La visite d’Emmanuel Macron à Berlin a fait son petit effet. Ses mots surtout. Il faut dire que le président français a multiplié les louanges à l’égard de son voisin (il a “flatté” les Allemands, note le Suddeutsche Zeitung), n’hésitant pas à citer Goethe (“Et ainsi, par-dessus les tombes!”).

Le président français a été invité par l’Allemagne à l’occasion d’une cérémonie annuelle rendant hommage aux morts de toutes les guerres. Il s’est dit “reconnaissant”, son hôte n’ayant aucune obligation de l’accueillir. Le pays a vaincu les “démons sanguinaires du nationalisme” et ”je suis fier que la France ait joué un rôle dans cette résurrection”, a déclaré le chef de l’Etat.

Emmanuel Macron n’a pas passé beaucoup de temps à se souvenir du passé en ce jour de deuil”, écrit toutefois Die Welt. Lors de son discours devant le Bundestag, il a d’abord parlé d’avenir : L’Europe, et en son sein le couple franco-allemand, se trouve investie de l’obligation de ne pas laisser le monde glisser dans le chaos”, a affirmé le dirigeant pour qui une “Europe plus forte et plus souveraine” est nécessaire.

L’Europe en tant que facteur de la politique mondiale ! L’Europe, source d’un ordre mondial juste ! Une Europe avec une politique de défense commune, une monnaie mondiale, une mission contre ceux qui veulent s’isoler et s’épuiser dans une rivalité totale ! En avant, en avant, allons - c’était le vrai message de Macron”, analyse Die Welt.

M. Macron a donc appelé le couple franco-allemand à ouvrir “un nouveau chapitre” pour l’Europe. “Nous le devons à tous ceux qui ont œuvré pour une Europe de paix au cours des 70 dernières années”, a-t-il déclaré, cité par Die Zeit. Die Zeit qui rapporte également les commentaires d’Angela Merkel évoquant un discours “impressionnant et magnifique”.

Les désaccords existent malgré tout entre les deux puissances, en particulier sur la création d’une taxe numérique européenne visant les GAFA (Google, Apple, Facebook, Amazon) qui paient très peu d’impôts sur le Vieux continent. “Le gouvernement français accuse le gouvernement fédéral de ralentir le dossier”, explique le Ausburger Allgemeine. “Les Verts, la Gauche et le SPD insistent avec véhémence sur une taxe numérique, car de nombreux citoyens considèrent que la perte de profits due à leurs données est extrêmement injuste”, précise le quotidien régional mais Berlin craint des représailles américaines contre les constructeurs automobiles allemands.

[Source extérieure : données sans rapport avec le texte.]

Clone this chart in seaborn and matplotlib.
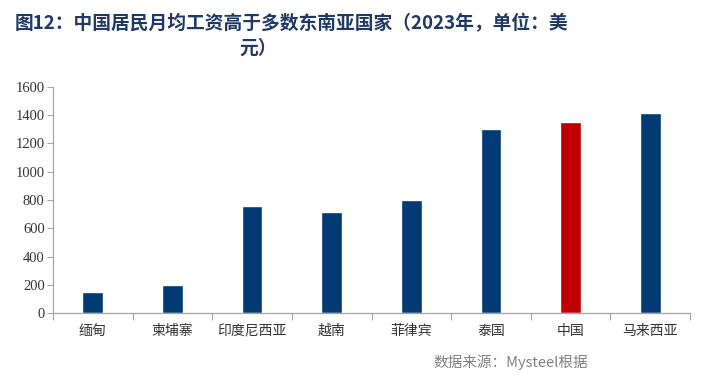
import numpy as np
import pandas as pd
import matplotlib.pyplot as plt
import seaborn as sns

countries = ['缅甸', '柬埔寨', '印度尼西亚', '越南', '菲律宾', '泰国', '中国', '马来西亚']
wages = [150, 200, 760, 712, 800, 1300, 1350, 1415]
bar_colors = ['#023A74'] * 6 + ['#C00000'] + ['#023A74']
y_ticks = [0, 200, 400, 600, 800, 1000, 1200, 1400, 1600]

sns.set_theme(style="white")
plt.rcParams['font.family'] = ['Noto Sans CJK SC', 'DejaVu Sans']

df = pd.DataFrame({'country': countries, 'wage': wages})

fig = plt.figure(figsize=(7.01, 3.87), dpi=100)
ax = fig.add_axes([53 / 701, 1 - 313 / 387, 637 / 701, 226 / 387])

sns.barplot(data=df, x='country', y='wage', hue='country', palette=bar_colors,
            width=0.26, legend=False, ax=ax, saturation=1)

ax.set_ylim(0, 1600)
ax.set_xlim(-0.5, len(countries) - 0.5)
ax.set_yticks(y_ticks)
ax.set_yticklabels([str(v) for v in y_ticks], family=['Liberation Serif'],
                   fontsize=10.5, color='#333333')
ax.set_xlabel('')
ax.set_ylabel('')
ax.tick_params(axis='x', length=0, pad=8, labelsize=10, labelcolor='#333333')
ax.tick_params(axis='y', length=4, width=0.8, color='#A6A6A6', direction='out',
               left=True, pad=2)
# category boundary ticks
ax.set_xticks(np.arange(-0.5, len(countries)), minor=True)
ax.tick_params(axis='x', which='minor', length=5, width=0.8, color='#A6A6A6',
               bottom=True, direction='out')

for side in ['top', 'right']:
    ax.spines[side].set_visible(False)
for side in ['left', 'bottom']:
    ax.spines[side].set_color('#A6A6A6')
    ax.spines[side].set_linewidth(0.9)

fig.text(291 / 701, 1 - 24 / 387, '图12：中国居民月均工资高于多数东南亚国家（2023年，单位：美',
         ha='center', va='center', fontsize=13.5, fontweight='bold', color='#1F3864')
fig.text(258 / 701, 1 - 48 / 387, '元）',
         ha='center', va='center', fontsize=13.5, fontweight='bold', color='#1F3864')
fig.text(433 / 701, 1 - 362 / 387, '数据来源：Mysteel根据',
         ha='left', va='center', fontsize=10.5, color='#808080')

fig.savefig('out.png', dpi=100)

Loin de Berlin, les “gilets jaunes”

Si les propos d’Emmanuel Macron ont globalement séduit, le Frankfurter Allgemeine Zeitung se demande toutefois “comment” ouvrir le nouveau chapitre qu’il appelle de ses voeux. “Il veut une souveraineté européenne. Mais les intérêts nationaux ne sont pas toujours cohérents”, rappelle le quotidien.

Der Spiegel s’est attardé sur une autre partie du discours. “La France vous aime”, a assuré le président de la République, revenant sur une anecdote impliquant un soldat français et un soldat allemand lors de la Première Guerre mondiale. “Il ne semblait rien dire de nouveau jusqu’à la dernière phrase (…) En tant que chef d’État, il a fait à l’Allemagne une déclaration d’amour au nom de la France. Il ne s’agissait pas de comprendre, pas de confiance, pas de solidarité, non, d’amour”, constate le magazine.

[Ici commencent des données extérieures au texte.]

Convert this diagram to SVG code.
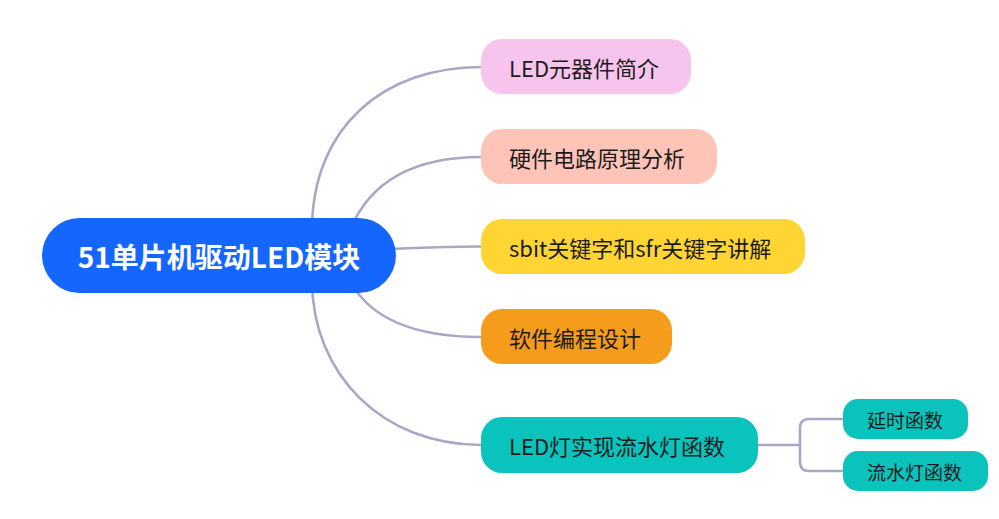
<svg xmlns="http://www.w3.org/2000/svg" width="999" height="519" viewBox="0 0 999 519">
<style>
.ln{fill:none;stroke:#a9a7c5;stroke-width:2.6;stroke-linecap:round}
.t{font-family:"Noto Sans CJK SC","Noto Sans",sans-serif;fill:#1c1c1c;dominant-baseline:central}
.b{font-size:22px}
.s{font-size:19px}
.r{font-size:28px;font-weight:bold;fill:#ffffff}
</style>
<rect width="999" height="519" fill="#ffffff"/>
<g id="connectors">
<path class="ln" d="M312,230 C312,126 385,67 481,67"/>
<path class="ln" d="M350,230 Q380,157 481,157"/>
<path class="ln" d="M390,249 C430,247 450,246.5 481,246.5"/>
<path class="ln" d="M350,281 Q380,337 481,337"/>
<path class="ln" d="M312,280 C312,375 383,445 481,445"/>
<path class="ln" d="M750,445 H800"/>
<path class="ln" d="M843,419 H809 Q800,419 800,428 V462 Q800,471 809,471 H843"/>
</g>
<g id="root">
<rect x="42" y="218" width="354" height="75" rx="37.5" fill="#1565ff"/>
<text class="t r" x="219" y="256" text-anchor="middle">51单片机驱动LED模块</text>
</g>
<g id="n1">
<rect x="481" y="39" width="210" height="55" rx="21" fill="#f6c4ed"/>
<text class="t b" x="509" y="67">LED元器件简介</text>
</g>
<g id="n2">
<rect x="481" y="129" width="236" height="55" rx="21" fill="#ffc4b8"/>
<text class="t b" x="509" y="157">硬件电路原理分析</text>
</g>
<g id="n3">
<rect x="481" y="219" width="324" height="55" rx="21" fill="#ffd534"/>
<text class="t b" x="509" y="247">sbit关键字和sfr关键字讲解</text>
</g>
<g id="n4">
<rect x="481" y="309" width="191" height="55" rx="21" fill="#f69c1c"/>
<text class="t b" x="509" y="337">软件编程设计</text>
</g>
<g id="n5">
<rect x="481" y="417" width="277" height="56" rx="21" fill="#0ac3bd"/>
<text class="t b" x="509" y="445">LED灯实现流水灯函数</text>
</g>
<g id="n6">
<rect x="843" y="399" width="125" height="40" rx="15" fill="#0ac3bd"/>
<text class="t s" x="867" y="419">延时函数</text>
</g>
<g id="n7">
<rect x="843" y="451" width="145" height="40" rx="15" fill="#0ac3bd"/>
<text class="t s" x="867" y="471">流水灯函数</text>
</g>
</svg>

Le journal ajoute que la traduction simultanée a parlé “d’équipe franco-allemande” plutôt que de “couple”. Or, “une équipe ne peut pas s’aimer mais un couple oui”, souligne Der Siegel. “La France veut partager la vie avec l’Allemagne, pas seulement le marché. La France veut partager le budget, l’armée, les impôts, les universités”, s’emballe la publication installée à Hambourg.

Il n’a pas échappé aux médias allemands qu’à Berlin, Emmanuel Macron était à l’écart de la colère des gilets jaunes chez lui, à l’image du général de Gaulle présent à Baden-Baden à Paris en mai 1968. La correspondante du FAZ dans la capitale française tente une autre comparaison, avec Louis XVI en 1789. “Le mythe de la révolution maintient le pays sous son charme. La protestation des “gilets jaunes” semble atteindre tous les coins de la République”, écrit-elle, suggérant que l’absence d’encadrement par un parti, un syndicat ou un mouvement religieux rend le mécontentement exprimé plus difficile à canaliser. “Macron s’est installé il y a un an et demi au palais de l’Élysée. Il devient clair maintenant à quel point le chemin de la pacification politique deviendra difficile”, conclut la journaliste.